EB-5 investors with criminal records face new reentry risks after Supreme Court ruling - EB5Investors.com

EB-5 investors with criminal records face new reentry risks after Supreme Court ruling

EB5Investors.com Staff

A recent Supreme Court ruling has significantly affected the reentry rights of green card holders with criminal records or pending charges — including EB-5 investors — when returning to the United States.

On June 23, 2026, the Supreme Court issued a major 6-3 decision in Blanche v. Lau, authored by Justice Clarence Thomas. The ruling makes it easier for the government to channel returning green card holders with criminal histories into the more difficult inadmissibility track, where they can be paroled into the country, detained, or placed in removal proceedings in which the burden of proof falls on the individual rather than on the government.

The case involved Muk Choi Lau, a Chinese citizen who became a lawful permanent resident in 2007. While a New Jersey trademark counterfeiting charge was pending against him, he briefly traveled to China. When he returned to JFK International Airport, a border officer paroled him rather than admitted him, based on the pending charge.

“The decision increases the risk analysis for any permanent resident with a criminal history,” Bernard Wolfsdorf of WR Immigration said. “Even where an arrest was resolved favorably, returning from international travel will now invite greater CBP scrutiny.”

What the ruling means for U.S. green card holders

As a rule, a green card holder returning from a trip abroad is treated as already admitted to the United States and is not regarded as “seeking admission.” The law lists six narrow exceptions.

The Supreme Court’s ruling clarified that the border classification and the ultimate removal hearing are two separate steps: U.S. Customs and Border Protection (CBP) officers are not required to possess clear and convincing evidence of a disqualifying offense now of reentry, but the government must still establish a conviction or admission to the offense to prove inadmissibility at a removal hearing.

The practical consequences of reclassification are significant. It determines which removal track applies, and the two tracks differ significantly. If a returning resident is treated as already admitted, the government may pursue removal only on deportability grounds, where the government carries the burden of proof. If, instead, the resident is treated as seeking admission, the government proceeds on inadmissibility grounds, shifting the burden to the individual to prove admissibility.

However, Wolfsdorf clarifies that reclassification does not mean the individual loses permanent residency status. “It means DHS may treat certain returning green card holders as applicants for admission, placing the burden on the government to pursue inadmissibility or removal proceedings rather than simply admitting them as returning residents.”

It’s important to note the scope of the ruling.

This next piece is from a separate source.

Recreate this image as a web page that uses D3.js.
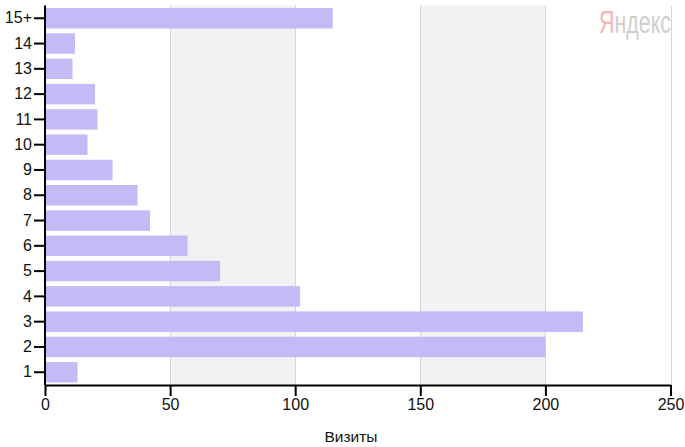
<!DOCTYPE html>
<html><head><meta charset="utf-8">
<script src="https://cdn.jsdelivr.net/npm/d3@7"></script>
<style>
html,body{margin:0;padding:0;background:#fff;}
svg{display:block;font-family:"Liberation Sans",Arial,sans-serif;}
</style></head>
<body>
<svg id="chart" width="685" height="447"></svg>
<script>
const categories = ["1","2","3","4","5","6","7","8","9","10","11","12","13","14","15+"];
const visits = [13,200,215,102,70,57,42,37,27,17,21,20,11,12,115];
const xTicks = [0,50,100,150,200,250];
const shadedBands = [[50,100],[150,200]];
const axisTitle = "Визиты";
const watermark = ["Я","ндекс"];

(function(){
const svg = d3.select("#chart");
const pLeft = 45, pRight = 670.5, pTop = 5.5, pBottom = 385;

const x = d3.scaleLinear().domain([0,250]).range([pLeft,pRight]);
const y = d3.scaleBand().domain(categories.slice().reverse()).range([pTop,pBottom]).paddingInner(0.19).paddingOuter(0.1);

svg.selectAll("rect.band").data(shadedBands).enter().append("rect")
  .attr("x", d=>x(d[0])).attr("width", d=>x(d[1])-x(d[0]))
  .attr("y", pTop).attr("height", pBottom-pTop).attr("fill","#f2f2f2");

svg.selectAll("line.grid").data(xTicks.slice(1)).enter().append("line")
  .attr("x1", d=>Math.round(x(d))+0.5).attr("x2", d=>Math.round(x(d))+0.5)
  .attr("y1", pTop).attr("y2", pBottom).attr("stroke","#d6d6d6").attr("stroke-width",1);

// watermark, horizontally condensed
const wmG = svg.append("g").attr("transform","translate(599,33)");
const wm = wmG.append("text").attr("font-size", 31);
wm.append("tspan").attr("fill","#f2b4b4").text(watermark[0]);
wm.append("tspan").attr("fill","#cfcfcf").text(watermark[1]);
const w = wm.node().getComputedTextLength();
wm.attr("transform", `scale(${72/w},1)`);

svg.selectAll("rect.bar").data(categories).enter().append("rect")
  .attr("x", x(0)).attr("y", d=>y(d))
  .attr("width", (d,i)=>x(visits[i])-x(0)).attr("height", y.bandwidth())
  .attr("fill","#c5b9f6");

const xAxis = svg.append("g").attr("transform",`translate(0,${pBottom})`)
  .call(d3.axisBottom(x).tickValues(xTicks).tickSize(11).tickPadding(3).tickSizeOuter(0));
const yAxis = svg.append("g").attr("transform",`translate(${pLeft},0)`)
  .call(d3.axisLeft(y).tickSize(11).tickPadding(2).tickSizeOuter(0));
[xAxis,yAxis].forEach(g=>{
  g.select(".domain").attr("stroke","#000").attr("stroke-width",2);
  g.selectAll(".tick line").attr("stroke","#000").attr("stroke-width",2);
  g.selectAll("text").attr("font-size",16).attr("fill","#111").attr("font-family","Liberation Sans, Arial, sans-serif");
});
yAxis.select(".domain").attr("d", `M0,${pTop}V${pBottom}`);

svg.append("text").attr("x",351).attr("y",442).attr("text-anchor","middle")
  .attr("font-size",15.5).attr("fill","#111").text(axisTitle);
})();
</script>
</body></html>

The decision does not mean every arrest makes a green card holder inadmissible. The decision also does not affect other exceptions under the Immigration and Nationality Act (INA), such as abandonment of lawful permanent resident status, absence from the United States for more than 180 days, or departure while removal proceedings were pending. The Supreme Court ruling does not turn every traffic ticket or minor accusation into a green-card crisis. But it does make clear that returning lawful permanent residents with certain criminal issues can face tougher treatment at the U.S. border.

Wolsdorf cautions U.S. green card holders to assess their situation before traveling. “My advice is don’t board the plane until an experienced immigration attorney has reviewed the criminal disposition. Even minor arrests can present unexpected immigration issues at the port of entry. A pre-travel legal review is far less onerous than being detained or placed into removal proceedings after landing.”

Implications for EB-5 investors with a criminal history

For EB-5 investors who have received their green cards and have a criminal record or pending charges, any international travel carries heightened risk. Pending criminal charges involving a possible crime of moral turpitude represent the highest-risk scenario under Blanche v. Lau.

A pending charge can create risk of secondary inspection and scrutiny at reentry, and under the Court’s holding, the government can satisfy its evidentiary burden at a later removal hearing rather than at the border.

Prior convictions for offenses that may qualify as crimes of moral turpitude — including many fraud offenses, theft with intent to deprive, and offenses involving intentional harm or deception — also carry elevated risk. The analysis is highly fact-specific; a minor sentence or no jail time does not necessarily mean the offense falls outside this category.

If there is any arrest, pending charge, plea, conviction, probation issue, DUI, drug case, fraud case, theft case, or false-document issue, immigration-law advice should come before any international travel.

The same considerations apply to EB-5 investors with a criminal history who are still awaiting their green cards. Even if a criminal matter was resolved or appears minor, it could still affect the application process and any future reentry into the United States. Consulting qualified immigration counsel before traveling internationally is essential.

“Nothing in this decision changes the statutory admissibility requirements for EB-5 applicants,” Wolfsdorf says. “However, applicants with pending charges, convictions, or even complex arrest histories should expect heightened scrutiny and should resolve immigration consequences well before filing or before leaving the United States.”

As to the United States Citizenship and Immigration Services (USCIS) reviewing how it assesses criminal disclosures during the initial I-526E or I-485 application stages, Wolfsdorf does not expect a fundamental change in the process.

“USCIS has always conducted a comprehensive admissibility review and required full disclosure of criminal history.”